27.16 Challenge questions
27.16.1 Challenge 1: covariance as an operator
Explain why the covariance matrix is more than a table of pairwise covariances.
Show solution
The covariance matrix defines the quadratic form \[ a\mapsto a^T\Sigma a=\operatorname{Var}(a^TX). \] Thus it measures variance in every direction. Its eigenvectors are principal directions, and its eigenvalues are variances along those directions. Therefore covariance is a geometric operator describing the shape of a probability cloud.
27.16.2 Challenge 2: Gaussian ellipsoids
Let \(X\sim N(\mu,\Sigma)\) with \(\Sigma\) positive definite. Show that density contours are ellipsoids.
Show solution
A density contour has the form \[ (x-\mu)^T\Sigma^{-1}(x-\mu)=c. \] Write \(\Sigma=Q\Lambda Q^T\) and set \(y=Q^T(x-\mu)\).

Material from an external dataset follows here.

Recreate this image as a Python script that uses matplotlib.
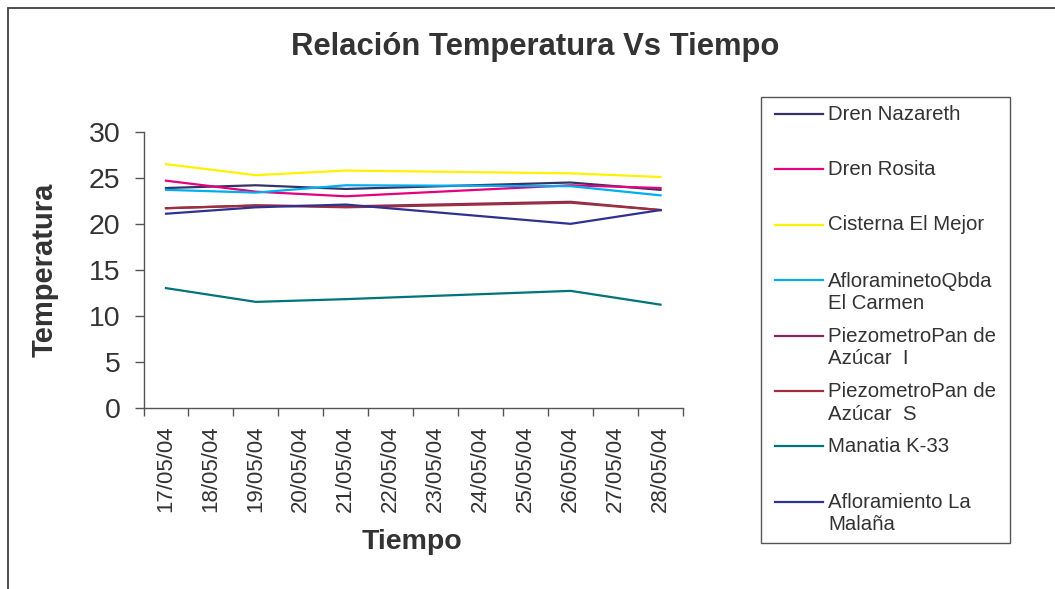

Then \[ \sum_{i=1}^d \frac{y_i^2}{\lambda_i}=c. \] This is an ellipsoid with axes in the eigenvector directions and axis lengths proportional to \(\sqrt{\lambda_i}\).

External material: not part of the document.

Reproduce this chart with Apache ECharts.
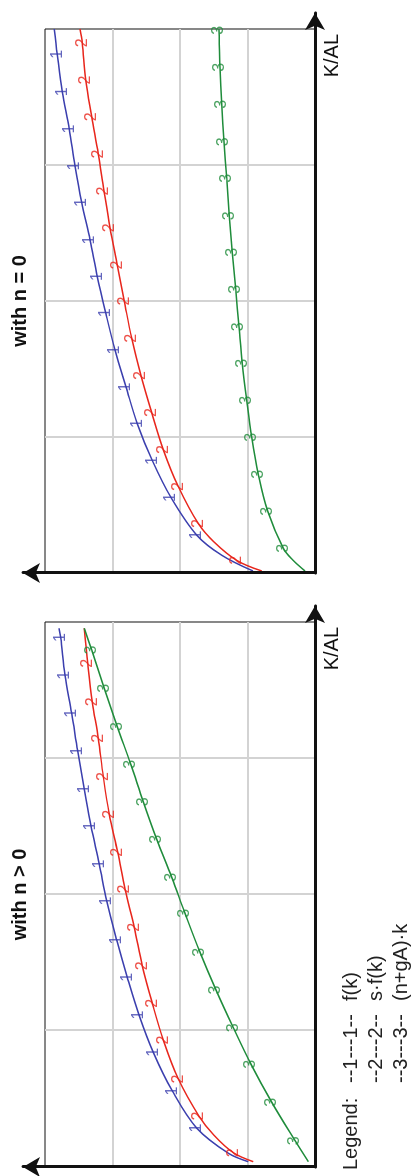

27.16.3 Challenge 3: why covariance matrices have no negative eigenvalues
Give a conceptual proof.
Show solution
If \(\Sigma q=\lambda q\) with \(\|q\|=1\), then \[ \lambda=q^T\Sigma q=\operatorname{Var}(q^TX)\ge0. \] Therefore all eigenvalues of a covariance matrix are nonnegative.
27.17 AI companion activities
Use an AI assistant as a study partner, but verify every answer with definitions and computations.
- Ask: “Explain covariance matrices as positive semidefinite operators using the identity \(a^T\Sigma a=\operatorname{Var}(a^TX)\).”
- Ask: “Generate a small numerical example of a two-dimensional Gaussian distribution and compute its covariance ellipse.”
- Ask: “Write Python code that simulates random unit vectors in \(\mathbb R^d\) and estimates \(\mathbb E[(u^Tv)^2]\).”
- Ask: “Explain why sample covariance is singular when the number of features is larger than the number of centered samples.”
- Ask: “Compare PCA, whitening, and Mahalanobis distance in one coherent example.”
27.18 Summary
Probability in high dimension is deeply linear algebraic. A random vector is a vector-valued object. Its expectation is a vector. Its covariance is a symmetric positive semidefinite matrix. Gaussian distributions are controlled by covariance ellipsoids. PCA is eigenvalue decomposition of covariance. Whitening is a linear transformation that turns covariance into the identity. Random matrices arise naturally from large random data sets, random graphs, and sample covariance matrices.
The central lesson is:
Linear algebra gives the geometry of probability.